Boil down the plot to as simple a sentence as possible, ten words at the most.
Now, write down all the scenes, characters, arcs, etc, that you want to be involved.
With all the raw material at your disposal, work to organize the information into a logical flow. This will take time and many attempts. Sometimes what seems obvious to us, may seem obvious to your reading audience. Write an outline and if it doesn’t work, then start again. Though it may be frustrating, it will be worthwhile.
Once you’ve decided on the order to your information, write an outline.
Next comes a synopsis. Keep the synopsis brief, no more than a page. Details can come later, just focus on the broad strokes of your story, the key pieces and how you’ll move from one to the next.
Keep it simple.
Now for the actual writing.
With your outline and synopsis in hand, write out everything. Go chapter by chapter, or section by section, depending on how you’ve structured your book.
A helpful hint, make sure you’re reading a book while you’re doing all this. Even though you’re writing, reading other material helps to keep your creativity flowing. After all, those authors needed inspiration as well!
If you want to have someone read your work as you write, go ahead, but make sure your reader doesn’t derail your progress. You know where the book is going, they don’t. Have them provide feedback on your storytelling and leave the direction up to you.
When you’re done with the rough draft, now is the time to do a line-edit. A line edit means you literally go line-by-line through your manuscript to ensure you’re giving it punch and maintaining the storytelling style you want throughout the entire piece. This is also a great time to cut material, rework sections that may sag or slow down the narrative.
Once you’re done with this draft, hand it off to a third-party proofreader. If you can’t afford a good proofreader then set it down for a month before coming back to it. This way you give yourself time away from your work to ensure you’re looking at it with fresh eyes.

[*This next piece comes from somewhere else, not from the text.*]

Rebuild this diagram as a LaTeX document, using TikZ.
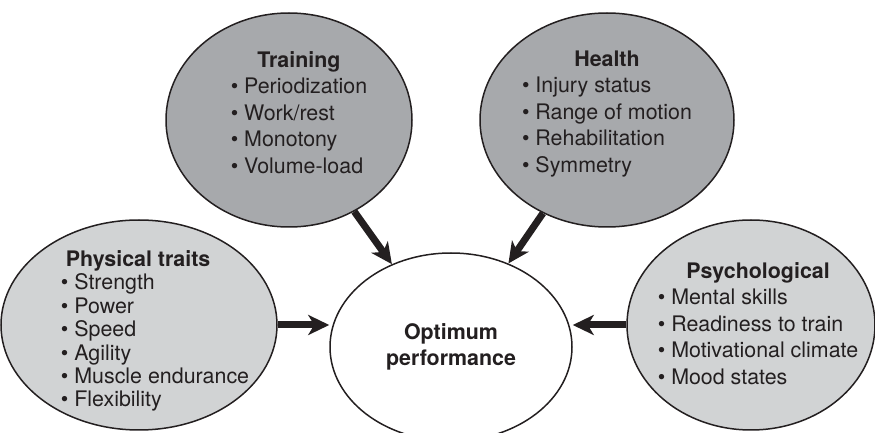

With your manuscript free of misspellings (and not just ones caught by the spell checker) and grammatical errors, format your manuscript to have uniform margins, chapter headings, slugs, footers, page numbers, proper spacing, kerning, footnotes, page breaks, etc.
Find a style guide for submission and/or conversion. This will help you fix all the little coding issues with your manuscript to ensure it will convert or layout properly across multiple platforms. It will also depend on the word processing software you’re using. Some open source software will have problems with conversion, so always double check to ensure you’re sending your best work!
When you’re done…
Now you can begin the process of deciding which publishing path is best for you!